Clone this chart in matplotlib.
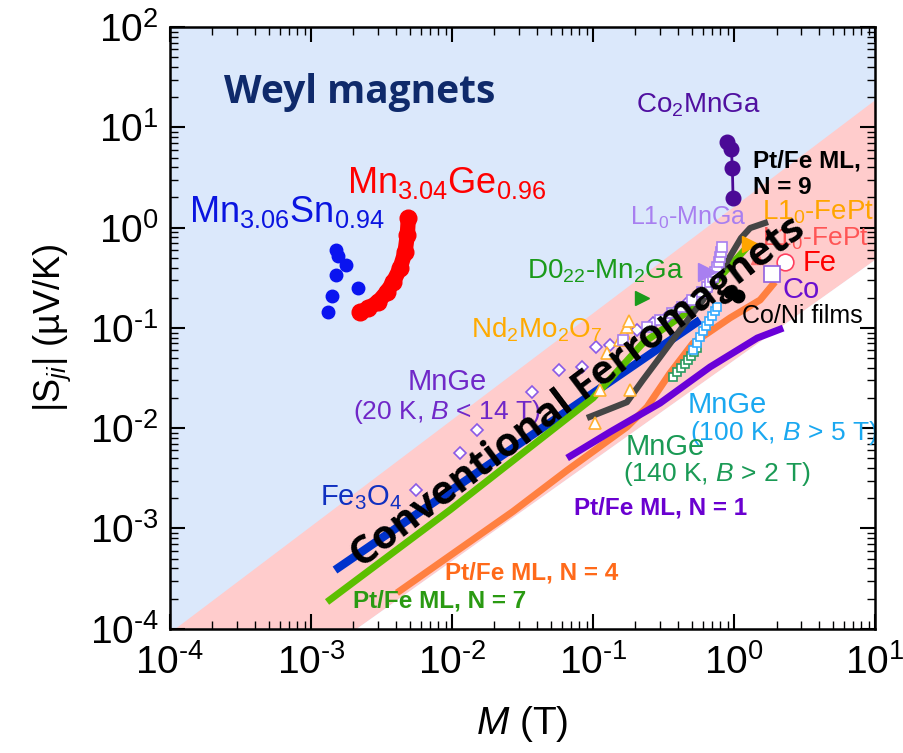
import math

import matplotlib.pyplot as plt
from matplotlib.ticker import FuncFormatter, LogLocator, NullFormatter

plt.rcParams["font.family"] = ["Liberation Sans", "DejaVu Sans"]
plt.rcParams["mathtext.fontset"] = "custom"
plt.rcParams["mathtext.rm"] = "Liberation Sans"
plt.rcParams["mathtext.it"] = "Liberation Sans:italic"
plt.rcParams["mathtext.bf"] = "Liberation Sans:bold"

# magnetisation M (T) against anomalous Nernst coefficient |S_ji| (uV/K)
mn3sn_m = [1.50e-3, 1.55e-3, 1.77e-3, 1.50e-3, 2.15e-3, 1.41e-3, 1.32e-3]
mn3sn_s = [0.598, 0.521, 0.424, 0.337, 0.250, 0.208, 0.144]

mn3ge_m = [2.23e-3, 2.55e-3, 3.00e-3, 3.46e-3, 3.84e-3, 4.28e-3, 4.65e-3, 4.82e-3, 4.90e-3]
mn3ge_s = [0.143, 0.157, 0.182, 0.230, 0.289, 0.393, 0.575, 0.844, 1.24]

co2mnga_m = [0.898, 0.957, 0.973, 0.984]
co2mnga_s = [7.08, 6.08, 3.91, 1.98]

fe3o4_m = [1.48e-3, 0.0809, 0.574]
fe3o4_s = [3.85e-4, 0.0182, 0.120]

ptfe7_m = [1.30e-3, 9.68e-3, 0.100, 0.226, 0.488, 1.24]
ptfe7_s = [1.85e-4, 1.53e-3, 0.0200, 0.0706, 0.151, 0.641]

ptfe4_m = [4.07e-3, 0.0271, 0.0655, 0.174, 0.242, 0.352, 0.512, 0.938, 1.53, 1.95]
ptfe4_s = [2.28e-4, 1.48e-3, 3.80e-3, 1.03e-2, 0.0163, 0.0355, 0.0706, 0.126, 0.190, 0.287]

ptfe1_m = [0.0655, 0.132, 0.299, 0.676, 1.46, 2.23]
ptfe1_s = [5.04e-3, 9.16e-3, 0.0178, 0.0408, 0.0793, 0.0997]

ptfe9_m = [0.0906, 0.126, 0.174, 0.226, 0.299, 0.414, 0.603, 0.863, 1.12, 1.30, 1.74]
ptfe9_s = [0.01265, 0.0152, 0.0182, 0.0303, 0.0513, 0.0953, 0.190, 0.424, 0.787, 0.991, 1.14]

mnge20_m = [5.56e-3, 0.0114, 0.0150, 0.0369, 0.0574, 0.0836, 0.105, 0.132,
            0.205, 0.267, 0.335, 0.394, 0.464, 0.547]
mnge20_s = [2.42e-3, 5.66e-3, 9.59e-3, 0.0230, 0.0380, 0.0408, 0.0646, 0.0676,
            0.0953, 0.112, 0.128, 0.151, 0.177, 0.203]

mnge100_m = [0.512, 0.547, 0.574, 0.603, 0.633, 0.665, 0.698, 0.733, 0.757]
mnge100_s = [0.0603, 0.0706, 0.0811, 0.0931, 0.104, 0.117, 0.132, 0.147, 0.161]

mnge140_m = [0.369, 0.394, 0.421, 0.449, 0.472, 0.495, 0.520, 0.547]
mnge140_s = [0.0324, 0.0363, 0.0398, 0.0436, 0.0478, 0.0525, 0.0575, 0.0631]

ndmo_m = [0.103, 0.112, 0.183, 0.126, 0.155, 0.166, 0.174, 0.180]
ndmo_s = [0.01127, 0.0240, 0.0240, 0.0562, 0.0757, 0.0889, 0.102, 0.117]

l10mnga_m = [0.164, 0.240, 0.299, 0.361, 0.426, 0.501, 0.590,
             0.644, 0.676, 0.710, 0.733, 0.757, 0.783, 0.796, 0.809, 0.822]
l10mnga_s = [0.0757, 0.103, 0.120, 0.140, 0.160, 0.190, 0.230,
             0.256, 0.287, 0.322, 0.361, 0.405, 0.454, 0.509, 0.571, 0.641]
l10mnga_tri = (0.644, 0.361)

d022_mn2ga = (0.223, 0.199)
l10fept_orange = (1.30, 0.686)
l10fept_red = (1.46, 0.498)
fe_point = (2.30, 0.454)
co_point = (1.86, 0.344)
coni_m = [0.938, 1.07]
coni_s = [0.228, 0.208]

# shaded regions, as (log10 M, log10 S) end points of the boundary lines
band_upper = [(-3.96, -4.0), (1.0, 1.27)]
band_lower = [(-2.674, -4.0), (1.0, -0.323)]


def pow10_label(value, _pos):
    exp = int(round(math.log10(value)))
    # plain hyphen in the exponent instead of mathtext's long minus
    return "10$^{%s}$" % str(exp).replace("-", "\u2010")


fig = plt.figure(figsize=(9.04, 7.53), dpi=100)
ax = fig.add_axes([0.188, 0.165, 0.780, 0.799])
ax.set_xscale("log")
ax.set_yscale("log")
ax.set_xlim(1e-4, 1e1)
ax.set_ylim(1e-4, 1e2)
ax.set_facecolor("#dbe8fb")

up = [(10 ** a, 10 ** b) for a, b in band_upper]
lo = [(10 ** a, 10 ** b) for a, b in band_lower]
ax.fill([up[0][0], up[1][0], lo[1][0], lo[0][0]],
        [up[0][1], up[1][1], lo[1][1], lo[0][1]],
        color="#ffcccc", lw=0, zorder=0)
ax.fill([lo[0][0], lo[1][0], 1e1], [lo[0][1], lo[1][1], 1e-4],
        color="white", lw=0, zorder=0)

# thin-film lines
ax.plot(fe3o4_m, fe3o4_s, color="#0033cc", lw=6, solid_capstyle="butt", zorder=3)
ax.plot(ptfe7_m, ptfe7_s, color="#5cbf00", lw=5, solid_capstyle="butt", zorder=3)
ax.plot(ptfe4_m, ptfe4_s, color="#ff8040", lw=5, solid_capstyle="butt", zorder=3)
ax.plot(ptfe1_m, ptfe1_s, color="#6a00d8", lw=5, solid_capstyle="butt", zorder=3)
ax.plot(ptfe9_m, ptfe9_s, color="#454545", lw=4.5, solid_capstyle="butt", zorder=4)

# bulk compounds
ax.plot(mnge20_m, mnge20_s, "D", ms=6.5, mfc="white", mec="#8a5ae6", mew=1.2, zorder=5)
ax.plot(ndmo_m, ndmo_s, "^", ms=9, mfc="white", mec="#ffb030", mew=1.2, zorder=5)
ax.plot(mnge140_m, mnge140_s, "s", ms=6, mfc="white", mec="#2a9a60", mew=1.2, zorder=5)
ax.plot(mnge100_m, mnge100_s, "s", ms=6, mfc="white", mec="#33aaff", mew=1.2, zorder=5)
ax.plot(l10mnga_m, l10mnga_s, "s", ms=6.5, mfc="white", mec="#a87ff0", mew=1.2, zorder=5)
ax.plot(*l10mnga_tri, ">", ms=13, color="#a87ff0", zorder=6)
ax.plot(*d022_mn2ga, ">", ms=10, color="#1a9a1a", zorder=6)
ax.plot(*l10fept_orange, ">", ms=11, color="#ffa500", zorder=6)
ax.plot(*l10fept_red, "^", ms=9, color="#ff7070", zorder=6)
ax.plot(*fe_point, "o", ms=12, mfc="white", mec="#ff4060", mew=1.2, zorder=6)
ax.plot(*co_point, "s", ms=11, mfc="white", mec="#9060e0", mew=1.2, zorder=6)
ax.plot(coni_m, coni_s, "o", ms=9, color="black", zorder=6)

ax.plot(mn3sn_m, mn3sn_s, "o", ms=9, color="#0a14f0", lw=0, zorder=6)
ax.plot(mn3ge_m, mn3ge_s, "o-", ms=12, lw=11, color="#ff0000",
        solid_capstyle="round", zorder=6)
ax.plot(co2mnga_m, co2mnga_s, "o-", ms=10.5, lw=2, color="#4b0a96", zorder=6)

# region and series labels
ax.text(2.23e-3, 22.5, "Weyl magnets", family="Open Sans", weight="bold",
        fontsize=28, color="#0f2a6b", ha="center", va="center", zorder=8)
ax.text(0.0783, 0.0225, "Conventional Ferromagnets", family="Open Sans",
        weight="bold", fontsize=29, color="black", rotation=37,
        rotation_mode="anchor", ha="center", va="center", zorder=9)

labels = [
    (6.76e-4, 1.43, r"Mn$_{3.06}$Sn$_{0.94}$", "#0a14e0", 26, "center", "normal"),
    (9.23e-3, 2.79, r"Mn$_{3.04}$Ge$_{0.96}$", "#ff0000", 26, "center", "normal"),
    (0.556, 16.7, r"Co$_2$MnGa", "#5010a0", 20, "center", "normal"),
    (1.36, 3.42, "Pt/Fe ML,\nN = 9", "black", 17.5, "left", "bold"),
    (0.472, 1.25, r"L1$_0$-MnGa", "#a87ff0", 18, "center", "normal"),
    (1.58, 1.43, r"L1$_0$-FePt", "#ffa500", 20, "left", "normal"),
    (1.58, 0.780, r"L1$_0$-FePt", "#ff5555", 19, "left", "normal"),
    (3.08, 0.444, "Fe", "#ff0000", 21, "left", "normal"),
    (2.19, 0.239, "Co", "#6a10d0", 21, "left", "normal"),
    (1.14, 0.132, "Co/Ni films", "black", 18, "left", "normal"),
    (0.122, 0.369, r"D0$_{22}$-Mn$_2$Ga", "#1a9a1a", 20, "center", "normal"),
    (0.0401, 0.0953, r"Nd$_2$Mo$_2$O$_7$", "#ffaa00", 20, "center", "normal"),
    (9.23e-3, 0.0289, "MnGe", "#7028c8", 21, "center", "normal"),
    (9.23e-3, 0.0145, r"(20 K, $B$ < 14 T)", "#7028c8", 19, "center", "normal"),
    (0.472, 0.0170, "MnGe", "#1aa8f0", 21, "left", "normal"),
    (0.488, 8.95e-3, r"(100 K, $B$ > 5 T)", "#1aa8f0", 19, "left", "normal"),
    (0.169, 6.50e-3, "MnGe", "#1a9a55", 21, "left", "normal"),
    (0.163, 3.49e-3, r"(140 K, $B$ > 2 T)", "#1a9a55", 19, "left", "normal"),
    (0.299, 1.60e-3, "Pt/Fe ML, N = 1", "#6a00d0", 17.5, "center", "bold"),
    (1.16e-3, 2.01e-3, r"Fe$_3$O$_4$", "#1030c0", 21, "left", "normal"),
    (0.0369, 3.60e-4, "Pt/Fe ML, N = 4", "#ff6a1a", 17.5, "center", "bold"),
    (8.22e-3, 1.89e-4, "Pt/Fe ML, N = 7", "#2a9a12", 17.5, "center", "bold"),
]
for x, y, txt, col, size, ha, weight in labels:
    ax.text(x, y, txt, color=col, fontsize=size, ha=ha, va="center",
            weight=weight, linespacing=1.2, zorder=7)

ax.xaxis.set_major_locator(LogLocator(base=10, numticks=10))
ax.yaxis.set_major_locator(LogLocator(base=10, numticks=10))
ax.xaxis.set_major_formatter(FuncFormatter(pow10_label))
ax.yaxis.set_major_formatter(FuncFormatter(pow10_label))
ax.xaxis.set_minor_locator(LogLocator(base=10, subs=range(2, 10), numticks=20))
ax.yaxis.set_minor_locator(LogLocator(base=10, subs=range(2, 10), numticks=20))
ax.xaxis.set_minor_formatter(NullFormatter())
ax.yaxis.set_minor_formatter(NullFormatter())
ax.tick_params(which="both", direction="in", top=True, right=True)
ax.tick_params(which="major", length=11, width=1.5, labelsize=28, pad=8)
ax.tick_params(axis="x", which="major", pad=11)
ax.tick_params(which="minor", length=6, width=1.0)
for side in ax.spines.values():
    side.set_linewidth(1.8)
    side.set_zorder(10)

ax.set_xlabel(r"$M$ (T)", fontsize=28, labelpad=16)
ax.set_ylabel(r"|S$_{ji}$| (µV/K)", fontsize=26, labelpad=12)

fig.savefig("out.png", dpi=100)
*****
:: PROBLEM DESCRIPTION ::
Look at the listing and set down only the lines from its start through the line with "ptfe1_s = [5.04e-3, 9.16e-3, 0.0178, 0.0408, 0.0793, 0.0997]", word for word and without pictures.

:: PROBLEM SOLUTION ::
Clone this chart in matplotlib.
import math

import matplotlib.pyplot as plt
from matplotlib.ticker import FuncFormatter, LogLocator, NullFormatter

plt.rcParams["font.family"] = ["Liberation Sans", "DejaVu Sans"]
plt.rcParams["mathtext.fontset"] = "custom"
plt.rcParams["mathtext.rm"] = "Liberation Sans"
plt.rcParams["mathtext.it"] = "Liberation Sans:italic"
plt.rcParams["mathtext.bf"] = "Liberation Sans:bold"

# magnetisation M (T) against anomalous Nernst coefficient |S_ji| (uV/K)
mn3sn_m = [1.50e-3, 1.55e-3, 1.77e-3, 1.50e-3, 2.15e-3, 1.41e-3, 1.32e-3]
mn3sn_s = [0.598, 0.521, 0.424, 0.337, 0.250, 0.208, 0.144]

mn3ge_m = [2.23e-3, 2.55e-3, 3.00e-3, 3.46e-3, 3.84e-3, 4.28e-3, 4.65e-3, 4.82e-3, 4.90e-3]
mn3ge_s = [0.143, 0.157, 0.182, 0.230, 0.289, 0.393, 0.575, 0.844, 1.24]

co2mnga_m = [0.898, 0.957, 0.973, 0.984]
co2mnga_s = [7.08, 6.08, 3.91, 1.98]

fe3o4_m = [1.48e-3, 0.0809, 0.574]
fe3o4_s = [3.85e-4, 0.0182, 0.120]

ptfe7_m = [1.30e-3, 9.68e-3, 0.100, 0.226, 0.488, 1.24]
ptfe7_s = [1.85e-4, 1.53e-3, 0.0200, 0.0706, 0.151, 0.641]

ptfe4_m = [4.07e-3, 0.0271, 0.0655, 0.174, 0.242, 0.352, 0.512, 0.938, 1.53, 1.95]
ptfe4_s = [2.28e-4, 1.48e-3, 3.80e-3, 1.03e-2, 0.0163, 0.0355, 0.0706, 0.126, 0.190, 0.287]

ptfe1_m = [0.0655, 0.132, 0.299, 0.676, 1.46, 2.23]
ptfe1_s = [5.04e-3, 9.16e-3, 0.0178, 0.0408, 0.0793, 0.0997]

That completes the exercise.